The Ultimate Heartbreak Brownie
“Heaven has no rage like love to hatred turned, Nor hell a fury like a woman scorned,” William Congreve 1670 – 1729
Once, there was little that could be done for a broken heart. The knight had shed his armour and found to be seriously flawed.
What can a girl do?
Gather up all his clothes, shred them and leave out with the rubbish? Give all his gadgets a thorough wash on the hottest setting? Sell all his gifts to you on ebay and use the money on a fantastic holiday? Repaint his car in shabby chic style?
You could make this Ultimate Heartbreak Chocolate Brownie.
Someone did once describe it as so good it should be illegal.

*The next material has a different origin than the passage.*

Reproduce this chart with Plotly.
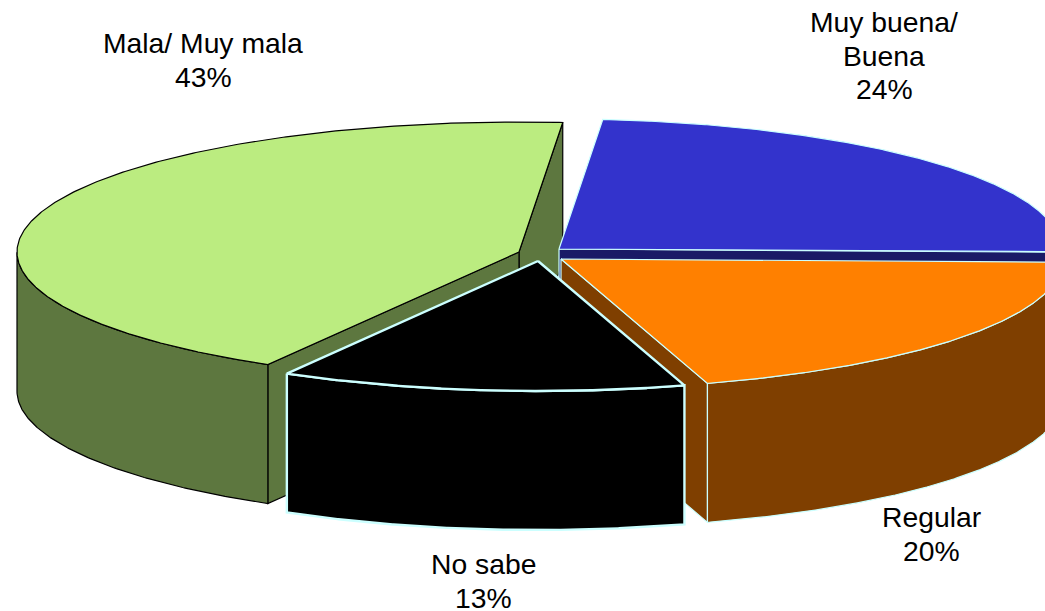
import numpy as np
import plotly.graph_objects as go

# ---- data ----
categories = ["Mala/ Muy mala", "Muy buena/ Buena", "Regular", "No sabe"]
values = [43.05, 24.0, 19.9, 13.05]
label_lines = [["Mala/ Muy mala"], ["Muy buena/", "Buena"], ["Regular"], ["No sabe"]]

# ---- style ----
top_colors = ["#bbec80", "#3333cc", "#ff8000", "#000000"]
wall_colors = ["#5d773f", "#1a1a66", "#7f3f00", "#000000"]
edge_colors = ["#000000", "#ccffff", "#ccffff", "#ccffff"]
edge_widths = [1.2, 1.2, 1.2, 2.4]

# ---- geometry of the tilted pie (pixels of the page) ----
W, H = 1045, 611
RX, RY, DEPTH = 502, 130, 139
START_DEG = 85
apex_x = [519, 559, 561, 538]
apex_y = [252, 249, 259, 261]
label_x = [203, 884, 931, 483]
label_y = [43, 22, 517, 564]
LINE_STEP = 33.5

fig = go.Figure()


def poly(xs, ys, fill, edge, width):
    fig.add_trace(go.Scatter(
        x=xs, y=ys, mode="lines", fill="toself", fillcolor=fill,
        line=dict(color=edge, width=width), hoverinfo="skip", showlegend=False,
    ))


def rim(cx, cy, angles):
    return cx + RX * np.cos(angles), cy - RY * np.sin(angles)


# Mala runs counter-clockwise from the start angle, the rest clockwise
total = sum(values)
bounds = [(START_DEG, START_DEG + values[0] / total * 360)]
hi = START_DEG
for v in values[1:]:
    lo = hi - v / total * 360
    bounds.append((lo, hi))
    hi = lo

for i, (lo_d, hi_d) in enumerate(bounds):
    lo, hi = np.radians(lo_d), np.radians(hi_d)
    cx, cy = apex_x[i], apex_y[i]
    top, wall, edge, lw = top_colors[i], wall_colors[i], edge_colors[i], edge_widths[i]

    # Radial walls facing the viewer
    for ang, visible in ((lo, np.cos(lo) > 0), (hi, np.cos(hi) < 0)):
        if visible:
            rx, ry = rim(cx, cy, np.array([ang]))
            poly([cx, rx[0], rx[0], cx, cx],
                 [cy, ry[0], ry[0] + DEPTH, cy + DEPTH, cy], wall, edge, lw)

    # Outer curved wall: the part of the rim on the near side
    t = np.linspace(lo, hi, 400)
    near = t[np.sin(t) <= 0]
    if near.size:
        rx, ry = rim(cx, cy, near)
        poly(np.r_[rx, rx[::-1], rx[0]], np.r_[ry, ry[::-1] + DEPTH, ry[0]], wall, edge, lw)

    # Top face
    rx, ry = rim(cx, cy, t)
    poly(np.r_[cx, rx, cx], np.r_[cy, ry, cy], top, edge, lw)

annotations = []
for i, lines in enumerate(label_lines):
    rows = lines + [f"{round(values[i])}%"]
    for k, row in enumerate(rows):
        annotations.append(dict(
            x=label_x[i], y=label_y[i] + k * LINE_STEP, xref="x", yref="y",
            text=row, showarrow=False, xanchor="center", yanchor="middle",
            font=dict(family="Liberation Sans", size=28.3, color="#000000"),
        ))

fig.update_layout(
    width=W, height=H, margin=dict(l=0, r=0, t=0, b=0),
    paper_bgcolor="#ffffff", plot_bgcolor="#ffffff",
    xaxis=dict(range=[0, W], visible=False, fixedrange=True),
    yaxis=dict(range=[H, 0], visible=False, fixedrange=True),
    annotations=annotations, showlegend=False,
)
fig.write_html(
    "out.html",
    config=dict(displayModeBar=False),
    post_script="document.body.style.margin='0';document.documentElement.style.overflow='hidden';",
)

I would love to take credit for the recipe. Alas, I cannot. I found it in Annie Bell’s Baking Bible – a book stuffed to bursting with fantastic cake recipes.
300g dark chocolate (50 per cent cocoa solids)
180g light Muscovado sugar
4 medium eggs plus 1 yolk
115g ground almonds
100g plain flour
15g cocoa powder
1 teaspoon baking powder
3 tablespoons fresh orange juice
70g dark chocolate (70 per cent cocoa solids, chopped)
Preheat oven to 150 C fan oven/ 170C electric oven. Grease and line a 23cm square x 4cm deep brownie tin.
Gently melt 300g dark chocolate with the butter in a bowl over a pan of simmering water. Remove from heat, add sugar and stir until smooth.
Add the eggs and yolk to the chocolate mix – one by one, beating after each addition. Continue beating until mixture is smooth and glossy. Fold in the ground almonds, then sift in the flour, cocoa and baking powder. Continue folding gently then stir in the orange juice and finally the chopped chocolate.
Pour mixture into the tin and bake for 25-30 minutes until the mixture begins to crack slightly. Remove from oven. Leave cake to cool for several hours. Slice and dust with cocoa powder.